I have read an article on Internet and know that the natural way of decoding by traversing from root but I want to do it faster with a lookup table.
After reading, I still cannot get the points.
ex:
input:"abcdaabaaabaaa" code data 0 a 10 b 110 c 111 d
The article says that due to variable length, it determine the length by taking a bit of string of max code length and use it as index.
output:"010110111001000010000" Index Index(binary) Code Bits required 0 000 a 1 1 001 a 1 2 010 a 1 3 011 a 1 4 100 b 2 5 101 b 2 6 110 c 3 7 111 d 3
My questions are:
What does it means
due to variable length, it determine the length by taking a bit of string of max code length
? How to determine the length?How to generate the lookup table and how to use it? What is the algorithm behind?

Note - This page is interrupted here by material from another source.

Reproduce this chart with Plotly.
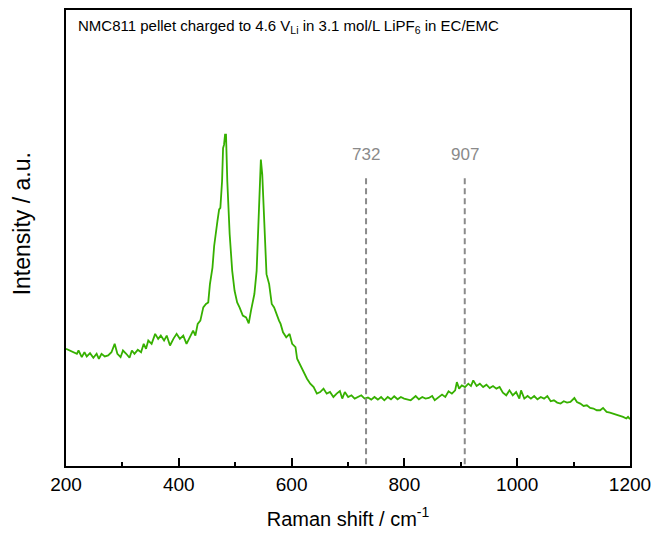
import plotly.graph_objects as go

# Raman shift (cm^-1)
shift = [200, 207.5, 213.5, 219.3, 222.2, 228, 232.7, 236.8, 242.6, 248.5, 254.3, 258.3, 263, 268.8,
         274.8, 280.6, 286.3, 291.1, 296.8, 301, 306.8, 312.6, 316.8, 321.4, 327.3, 333.1, 337.8,
         341.9, 345.9, 351.8, 358.1, 363.4, 368.1, 373.9, 378.6, 384.4, 390.4, 396.1, 401.9, 407.9,
         413.7, 420.7, 425.4, 429.4, 433.5, 438.2, 443.4, 448.2, 452.2, 455.2, 459.7, 462.7, 465.7,
         468.5, 471.5, 473.7, 476.7, 478.5, 480.2, 482, 483.7, 486, 490.2, 494.7, 498.9, 503.5,
         507.7, 513.5, 519.3, 524, 528, 534, 538, 541, 543.8, 545.5, 548, 551.5, 555.5, 560.2,
         564.8, 569, 573, 577.7, 580.5, 584.8, 590.5, 596.4, 601, 606.9, 609.8, 616.6, 621.5,
         627.3, 633.1, 639.1, 644.8, 650.6, 656.6, 662.3, 668.1, 674.1, 679.9, 685.6, 689.8,
         694.4, 700.3, 706.1, 711.9, 717.9, 723.6, 729.4, 735.4, 741.2, 746.9, 752.9, 758.7,
         764.4, 770.4, 776.2, 781.9, 787.9, 793.7, 799.5, 805.4, 811.2, 820, 825.7, 831.7, 837.5,
         843.3, 849.2, 853.8, 860.8, 866.7, 872.5, 878.3, 884.2, 890, 893, 897, 901.8, 907.5,
         913.3, 918, 922.1, 928, 933.8, 939.6, 945.5, 951.3, 957.1, 963.1, 968.8, 974.6, 980.6,
         986.3, 992.1, 998.1, 1003.8, 1006.8, 1012.6, 1018.4, 1024.3, 1030.1, 1035.9, 1041.8,
         1047.6, 1053.4, 1059.4, 1065.1, 1070.9, 1076.9, 1082.6, 1088.4, 1094.4, 1101.4, 1105.9,
         1111.9, 1117.7, 1123.5, 1129.4, 1135.2, 1141, 1147, 1152.2, 1158.5, 1164.4, 1170.2,
         1176, 1182, 1187.7, 1193.5, 1196.5, 1200]

# Intensity (a.u.)
intensity = [117.7, 116, 114.3, 112.7, 116, 109.3, 114.3, 110, 113.3, 108.7, 112.7, 107.7, 112.7, 110,
             111, 114.3, 122.7, 112.7, 109.3, 116, 112.7, 108.7, 116, 112.7, 116.7, 114.3, 122.7,
             117.7, 126, 122.7, 132.7, 127.7, 131, 126, 131, 121, 127.7, 132.7, 127.7, 131,
             122.7, 131, 136, 131, 142.7, 146, 159.3, 162.7, 164.3, 182.7, 199.3, 221, 236,
             246, 257.7, 259.3, 286, 319.3, 322.7, 332.7, 332.7, 286, 232.7, 196, 176, 164.3,
             159.3, 151, 149.3, 143.3, 156, 172.7, 196, 246, 296, 307.7, 292.7, 236, 192.7, 182.7,
             162.7, 159.3, 152.7, 146, 142.7, 134.3, 129.3, 132.7, 122.7, 119.3, 107.7, 99.3, 94.3,
             87.7, 82.7, 79.3, 72.7, 74.3, 77.7, 72.7, 74.3, 69.3, 72.7, 75.3, 67.7,
             74.3, 69.3, 71, 67.7, 69.3, 71, 67.7, 68.7, 66.7, 69.3, 66.7, 69.3,
             66, 69.3, 67, 70, 67, 69.3, 67.7, 66.7, 66, 70.3, 67, 69.3, 67.7,
             68.3, 70.3, 66, 69.3, 71.7, 69.3, 75, 72.7, 76, 84.3, 77.7, 81, 79.3,
             82.7, 80.3, 86, 80.3, 82.7, 79.3, 81.7, 78.3, 80.3, 77.7, 79.3, 73.7, 71,
             76, 71, 74.3, 67.7, 76, 67.7, 70.3, 67.7, 70.3, 67, 69.3,
             67.7, 70.3, 65, 66, 63.7, 62.7, 65, 63.7, 64.3, 68.3, 64.3,
             62.7, 60.3, 61, 58.3, 57.7, 56, 56, 58.3, 54.3, 53.7, 52.7,
             51.7, 51, 49.3, 47.7, 49.3, 47]

marker_positions = [732, 907]
marker_labels = ["732", "907"]
marker_top = 289

x_ticks = [200, 400, 600, 800, 1000, 1200]

fig = go.Figure()
fig.add_trace(go.Scatter(x=shift, y=intensity, mode="lines",
                         line=dict(color="#36b000", width=1.8), showlegend=False,
                         hoverinfo="skip"))

for pos, lab in zip(marker_positions, marker_labels):
    fig.add_shape(type="line", x0=pos, x1=pos, y0=marker_top, y1=0, xref="x", yref="y",
                  line=dict(color="#8a8a8a", width=2, dash="6px,4px"))
    fig.add_annotation(x=pos, y=marker_top, xref="x", yref="y", text=lab, showarrow=False,
                       yanchor="bottom", yshift=12,
                       font=dict(family="Liberation Sans, Arial", size=17, color="#8a8a8a"))

fig.add_annotation(xref="paper", yref="paper", x=0.018, y=0.99, xanchor="left", yanchor="top",
                   text="NMC811 pellet charged to 4.6 V<sub>Li</sub> in 3.1 mol/L LiPF<sub>6</sub> in EC/EMC",
                   showarrow=False, font=dict(family="Liberation Sans, Arial", size=15, color="black"))

fig.add_annotation(xref="paper", yref="paper", x=-0.078, y=0.53, xanchor="center", yanchor="middle",
                   text="Intensity / a.u.", textangle=-90, showarrow=False,
                   font=dict(family="Liberation Sans, Arial", size=23, color="black"))

fig.update_layout(
    width=659, height=535,
    margin=dict(l=66, r=22, t=8, b=69),
    paper_bgcolor="white", plot_bgcolor="white",
    font=dict(family="Liberation Sans, Arial", color="black"),
    xaxis=dict(range=[200, 1200], tickvals=x_ticks, ticks="inside", ticklen=8, tickwidth=1.5,
               tickcolor="black", showline=True, linecolor="black", linewidth=1.5, mirror=True,
               showgrid=False, zeroline=False, tickfont=dict(size=19),
               minor=dict(dtick=100, ticks="inside", ticklen=4, tickwidth=1.5, tickcolor="black"),
               title=dict(text="Raman shift / cm<sup>-1</sup>", font=dict(size=20), standoff=18)),
    yaxis=dict(range=[0, 458], showticklabels=False, ticks="", showline=True, linecolor="black",
               linewidth=1.5, mirror=True, showgrid=False, zeroline=False),
)

fig.write_html("out.html", config={"displayModeBar": False},
               post_script="document.body.style.margin='0px';document.body.style.overflow='hidden';")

For your example, the maximum code length is 3 bits. So you take the first 3 bits from your stream (010) and use that to index the table. This gives code, 'a' and bits = 1. You consume 1 bit from your input stream, output the code, and carry on. On the second go around you will get (101), which indexes as 'b' and 2 bits, etc.
To build the table, make it as large as 1 << max_code_length, and fill in details as if you are decoding the index as a huffman code. If you look at your example all the indices which begin '0' are a, indices beginning '10' are b, and so on.